The idea was to create an institutionally backed, professionally managed private rented sector, similar to the successful, decades-
old North American government multi-family sector.

Essential Living has benefited, with money from the fund helping to finance our schemes in Archway and Three Colts Lane. News that the fund is likely to deliver fewer than half the homes promised is being seen by some as a sign of its failure, but far from failing, the fund has helped kick-start a rental revolution.

The British Property Federation identified £30bn of investment ready and waiting to pour into the rental market - if the conditions are right. One key condition is political support, and the Build to Rent fund’s launch, and subsequent extension by the present Conservative government, were clear signs the government was backing the sector for the long haul.

As a result, there are 16,000 Build to Rent units in the pipeline in London alone, while thousands more are coming through in the rest of the country.

Every week, yet another institution, developer, housebuilder or housing association announces they are moving into Build to Rent.
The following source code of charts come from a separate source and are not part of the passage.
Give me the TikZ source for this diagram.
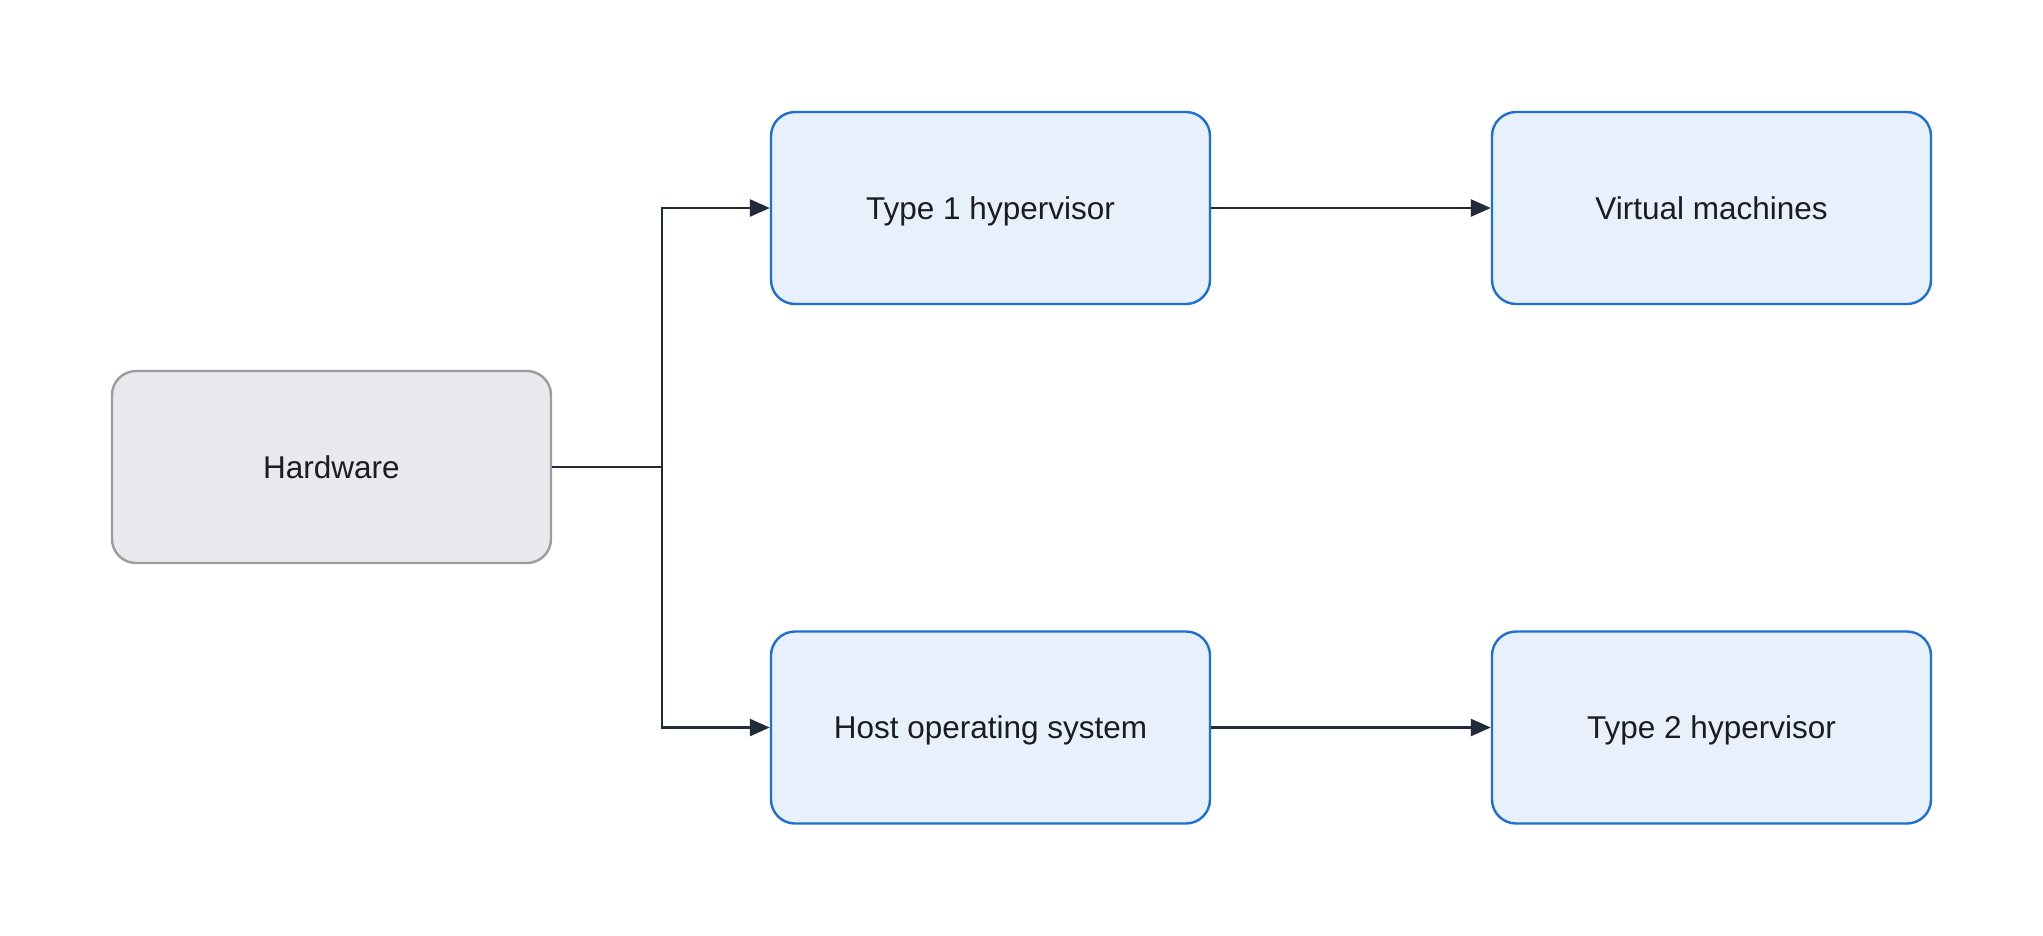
\documentclass[tikz,border=0pt]{standalone}
\usepackage{fontspec}
\setmainfont{Liberation Sans}
\usetikzlibrary{arrows.meta}
\definecolor{bluebd}{HTML}{1F6FD1}
\definecolor{bluefill}{HTML}{E8F0FC}
\definecolor{graybd}{HTML}{9A9CA0}
\definecolor{grayfill}{HTML}{E8E9EC}
\definecolor{linec}{HTML}{222B38}
\definecolor{textc}{HTML}{1A1C20}
\begin{document}
\begin{tikzpicture}[x=1pt,y=-1pt,
  box/.style={rectangle,rounded corners=24pt,minimum width=439pt,minimum height=192pt,
    line width=2.4pt,text=textc,font=\fontsize{31.5}{36}\selectfont,inner sep=0pt,
    text height=22.6pt,text depth=0pt},
  bluebox/.style={box,draw=bluebd,fill=bluefill},
  graybox/.style={box,draw=graybd,fill=grayfill},
  conn/.style={draw=linec,line width=2.6pt},
  arr/.style={conn,-{Triangle[length=20pt,width=17pt]}}]
\fill[white] (0,0) rectangle (2043,935);
\useasboundingbox (0,0) rectangle (2043,935);
\node[graybox] (hw) at (331.5,467) {Hardware};
\node[bluebox] (t1) at (990.5,208) {Type 1 hypervisor};
\node[bluebox] (vm) at (1711.5,208) {Virtual machines};
\node[bluebox] (os) at (990.5,727.5) {Host operating system};
\node[bluebox] (t2) at (1711.5,727.5) {Type 2 hypervisor};
\coordinate (br) at (662,467);
\draw[conn] (hw.east) -- (br);
\draw[arr] (br) |- (t1.west);
\draw[arr] (br) |- (os.west);
\draw[arr] (t1.east) -- (vm.west);
\draw[arr] (os.east) -- (t2.west);
\end{tikzpicture}
\end{document}
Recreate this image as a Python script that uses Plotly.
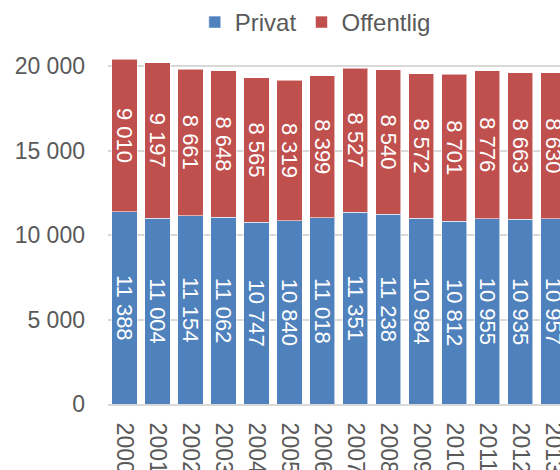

So while the fund itself may only have directly helped with the delivery of 4,000 new homes, it has indirectly helped with thousands more.

The fact the scheme is only due to deliver 4,000 new homes directly is in part thanks to the availability of private finance willing to back Build to Rent schemes.

But more damningly, it is more a reflection of failures in our planning system than the fund itself, with many schemes held back by a flawed and complicated process. By fixing planning, the government can start to fix the housing crisis.